Foreign Direct Investment (FDI) in Bangladesh dropped by 13% in 2024, highlighting growing investor concerns over the country’s economic and political landscape. According to the World Investment Report 2025, published by the United Nations Conference on Trade and Development (UNCTAD), Bangladesh received $1.27 billion in net FDI last year-down from $1.464 billion in 2023.
The net inflow amounts to approximately Tk 15,500 crore, a figure that pales in comparison to the country’s monthly remittance inflows or export earnings. To put it into perspective, the total annual FDI received in 2024 was about half the monthly remittance inflow and only one-fourth of monthly export earnings. This ongoing underperformance raises serious questions about Bangladesh’s ability to attract sustainable foreign capital amid shifting global dynamics.
The UNCTAD report, released from Geneva on Thursday, also presented a cautious view of the global investment outlook. It noted that net global FDI declined by 11% to $1.5 trillion in 2024, primarily due to escalating trade tensions, policy uncertainty, and growing geopolitical fragmentation. Despite a 4% rise in total FDI-driven by temporary financial flows-underlying investment activity remains sluggish.
In South Asia, FDI inflows remained flat at $34.57 billion, with India seeing a slight 2% drop. In contrast, Bhutan experienced a six-fold increase in FDI, attributed to greater investor confidence and a stable regulatory environment. In Bangladesh, the total FDI stock-the cumulative value of foreign investments-stood at $18.29 billion by the end of 2024, representing just 4% of the country’s GDP. This is significantly lower than the South Asian average of 13%, with India’s ratio at 14% and Bhutan’s at 17%.
Observers point to deeper structural barriers behind the country’s FDI shortfall. According to one senior business leader who is also the head of a leading multinational company operating in Bangladesh, investor confidence hinges on policy transparency, regulatory continuity, and institutional credibility-areas where Bangladesh has historically struggled.
“An investor chooses to invest when there’s trust in the system, clarity in regulations, and consistency in government policy. Unfortunately, Bangladesh has fallen short in all three areas,” he said.
“Lack of credible state commitments, abrupt policy shifts, and limited administrative capacity are deterring long-term investment.”
“In addition, economic uncertainty and political instability have further eroded the investment climate in recent years.”
While recent reforms have been introduced over the past 10 months, the official warned that it may take considerable time to see tangible results. He stressed that law and order, economic recovery, and political stability are essential prerequisites for reviving investor interest.
“Bangladesh has undeniable advantages-a robust domestic market and a competitive export sector.
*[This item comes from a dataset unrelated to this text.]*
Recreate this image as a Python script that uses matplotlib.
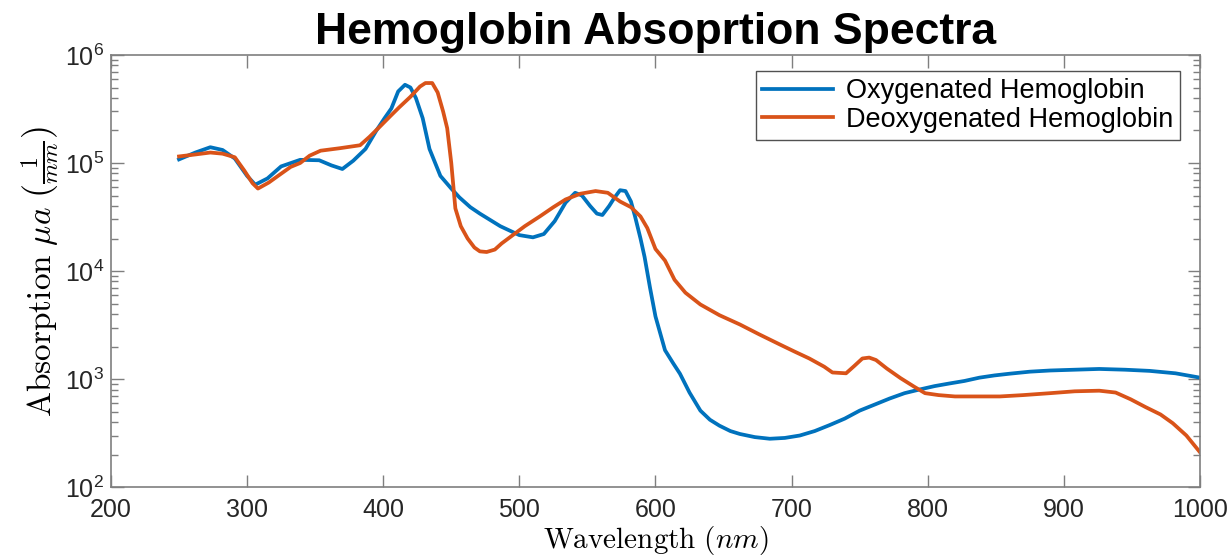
import numpy as np
import matplotlib
matplotlib.use('Agg')
import matplotlib.pyplot as plt
from matplotlib.ticker import LogLocator, FixedLocator, NullFormatter

plt.rcParams['font.family'] = ['Liberation Sans', 'DejaVu Sans']
plt.rcParams['mathtext.fontset'] = 'custom'
plt.rcParams['mathtext.rm'] = 'Liberation Sans'
plt.rcParams['mathtext.it'] = 'Liberation Sans:italic'

# oxygenated hemoglobin, wavelength (nm) vs absorption (1/mm)
wl_oxy = [250, 262, 273, 282, 291, 300, 306, 315, 325, 339, 353, 362, 370, 378,
          387, 395, 401, 406, 411, 416, 420, 424, 429, 434, 442, 450, 456, 464,
          471, 486, 500, 510, 518, 526, 534, 541, 546, 552, 557, 561, 566, 570,
          574, 578, 582, 585, 589, 592, 596, 600, 607, 613, 618, 625, 633, 640,
          647, 655, 662, 673, 684, 695, 706, 717, 728, 739, 750, 761, 772, 783,
          794, 805, 816, 827, 838, 849, 860, 875, 890, 908, 926, 945, 963, 982,
          1000]
abs_oxy = [1.08e5, 1.25e5, 1.40e5, 1.32e5, 1.10e5, 7.6e4, 6.3e4, 7.2e4, 9.3e4,
           1.07e5, 1.06e5, 9.5e4, 8.8e4, 1.05e5, 1.35e5, 2.0e5, 2.6e5, 3.2e5,
           4.6e5, 5.3e5, 5.0e5, 4.0e5, 2.6e5, 1.35e5, 7.6e4, 5.8e4, 4.8e4,
           3.9e4, 3.4e4, 2.6e4, 2.15e4, 2.05e4, 2.2e4, 2.9e4, 4.3e4, 5.3e4,
           5.0e4, 4.0e4, 3.4e4, 3.3e4, 4.0e4, 4.8e4, 5.6e4, 5.5e4, 4.4e4,
           3.2e4, 2.0e4, 1.35e4, 7.0e3, 3.8e3, 1.85e3, 1.40e3, 1.12e3, 7.5e2,
           5.1e2, 4.2e2, 3.7e2, 3.3e2, 3.1e2, 2.9e2, 2.8e2, 2.85e2, 3.0e2,
           3.3e2, 3.75e2, 4.3e2, 5.1e2, 5.8e2, 6.6e2, 7.4e2, 8.0e2, 8.6e2,
           9.1e2, 9.6e2, 1.03e3, 1.08e3, 1.12e3, 1.17e3, 1.20e3, 1.22e3,
           1.24e3, 1.22e3, 1.19e3, 1.13e3, 1.03e3]

# deoxygenated hemoglobin
wl_deoxy = [250, 262, 273, 282, 291, 298, 304, 308, 316, 324, 332, 339, 346, 354,
            368, 383, 390, 398, 405, 412, 420, 427, 431, 436, 440, 444, 447, 450,
            453, 457, 462, 467, 471, 476, 482, 487, 493, 504, 515, 525, 534, 545,
            556, 565, 574, 582, 589, 594, 600, 607, 614, 622, 633, 647, 662, 676,
            691, 702, 713, 724, 730, 740, 746, 752, 757, 762, 770, 780, 790, 798,
            808, 820, 835, 853, 870, 890, 908, 926, 938, 949, 960, 971, 980, 990,
            1000]
abs_deoxy = [1.15e5, 1.20e5, 1.25e5, 1.22e5, 1.13e5, 8.5e4, 6.5e4, 5.8e4, 6.6e4,
             7.8e4, 9.2e4, 1.0e5, 1.17e5, 1.30e5, 1.37e5, 1.46e5, 1.75e5, 2.2e5,
             2.7e5, 3.3e5, 4.1e5, 5.1e5, 5.5e5, 5.5e5, 4.5e5, 3.0e5, 2.1e5,
             1.0e5, 3.8e4, 2.6e4, 2.0e4, 1.65e4, 1.52e4, 1.50e4, 1.58e4, 1.8e4,
             2.05e4, 2.6e4, 3.2e4, 3.9e4, 4.6e4, 5.2e4, 5.5e4, 5.3e4, 4.4e4,
             3.9e4, 3.2e4, 2.5e4, 1.6e4, 1.25e4, 8.3e3, 6.3e3, 4.9e3, 3.9e3,
             3.2e3, 2.6e3, 2.1e3, 1.8e3, 1.55e3, 1.30e3, 1.15e3, 1.13e3,
             1.32e3, 1.55e3, 1.58e3, 1.50e3, 1.25e3, 1.02e3, 8.5e2, 7.4e2,
             7.1e2, 6.9e2, 6.9e2, 6.9e2, 7.1e2, 7.4e2, 7.7e2, 7.8e2, 7.5e2,
             6.5e2, 5.5e2, 4.7e2, 3.9e2, 3.0e2, 2.1e2]

blue = '#0072BD'
orange = '#D95319'

fig = plt.figure(figsize=(12.3, 5.56), dpi=100)
ax = fig.add_axes([0.0902, 0.124, 0.8854, 0.7771])

ax.plot(wl_oxy, abs_oxy, color=blue, lw=2.7, label='Oxygenated Hemoglobin',
        solid_joinstyle='round')
ax.plot(wl_deoxy, abs_deoxy, color=orange, lw=2.7, label='Deoxygenated Hemoglobin',
        solid_joinstyle='round')

ax.set_yscale('log')
ax.set_xlim(200, 1000)
ax.set_ylim(1e2, 1e6)
ax.xaxis.set_major_locator(FixedLocator(np.arange(200, 1001, 100)))
ax.yaxis.set_major_locator(FixedLocator([1e2, 1e3, 1e4, 1e5, 1e6]))
ax.yaxis.set_minor_locator(LogLocator(base=10, subs=np.arange(2, 10)))
ax.yaxis.set_minor_formatter(NullFormatter())
ax.set_yticklabels([r'$10^{%d}$' % k for k in range(2, 7)])

for s in ax.spines.values():
    s.set_color('#7f7f7f')
    s.set_linewidth(1.2)
ax.tick_params(which='both', direction='in', top=True, right=True,
               colors='#7f7f7f', labelcolor='#262626', labelsize=18)
ax.tick_params(which='major', length=9, width=1)
ax.tick_params(which='minor', length=5, width=1)
ax.tick_params(axis='x', pad=8)
ax.tick_params(axis='y', pad=5)

ax.set_xlabel(r'$\mathrm{Wavelength}\ (nm)$', fontsize=21, math_fontfamily='cm',
              labelpad=1)
ax.set_ylabel(r'$\mathrm{Absorption}\ \mu a\ \left(\frac{1}{mm}\right)$',
              fontsize=24, math_fontfamily='cm', labelpad=2)
ax.set_title('Hemoglobin Absoprtion Spectra', fontsize=32, fontweight='bold', pad=8)

leg = ax.legend(loc='upper right', bbox_to_anchor=(0.982, 0.962), fontsize=19.5,
                frameon=True, fancybox=False, handlelength=2.6,
                borderpad=0.25, labelspacing=0.1, handletextpad=0.5,
                borderaxespad=0)
leg.get_frame().set_edgecolor('#262626')
leg.get_frame().set_linewidth(1.0)

fig.savefig('out.png', dpi=100)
However, without addressing these fundamental issues, investor confidence will remain low.”
Further compounding the concern, greenfield investment announcements-which indicate future FDI flows-plummeted in 2024. New project commitments fell to $1.75 billion, down from $2.7 billion in 2023, representing a 35% year-on-year decline. Greenfield investments are typically associated with setting up new production or service facilities and are vital for employment generation and technology transfer.
The sharp fall suggests not only a retreat in current investment activity but also weakening interest in future engagement by foreign investors.
Efforts to obtain comments from the Executive Chairman of the Bangladesh Investment Development Authority (BIDA) regarding the UNCTAD report were unsuccessful. However, in a recent public statement, he outlined measures undertaken over the past eight months to improve the investment climate.
He stated that foreign investment flows from October 2023 to April 2024 remained stable compared to the same period a year earlier, despite various global and domestic uncertainties. He described the relatively quick return to previous levels following recent instability as “a positive signal,” provided that current reforms are sustained and reinforced.
UNCTAD also tracks outbound FDI-investments made by Bangladeshi businesses abroad. In 2024, such investments totalled only $7 million or approximately Tk 85 crore, marking the lowest figure in the past five years. The highest outbound investment in recent years was recorded in 2021 at $80 million. As of the end of 2024, Bangladesh’s total outward investment stock stood at $322 million, down 8% from the previous year.
As global capital flows become more cautious and selective, Bangladesh’s ability to capture FDI is increasingly being tested. Although the country boasts favourable demographics, strategic location, and low production costs, these advantages are undermined by weak institutions, policy inconsistencies, and a fragile political environment.
Experts agree that addressing these challenges will require more than rhetoric or promotional campaigns. Comprehensive structural reforms, policy continuity, and institutional strengthening are critical to restoring investor confidence and reversing the ongoing decline in foreign direct investment.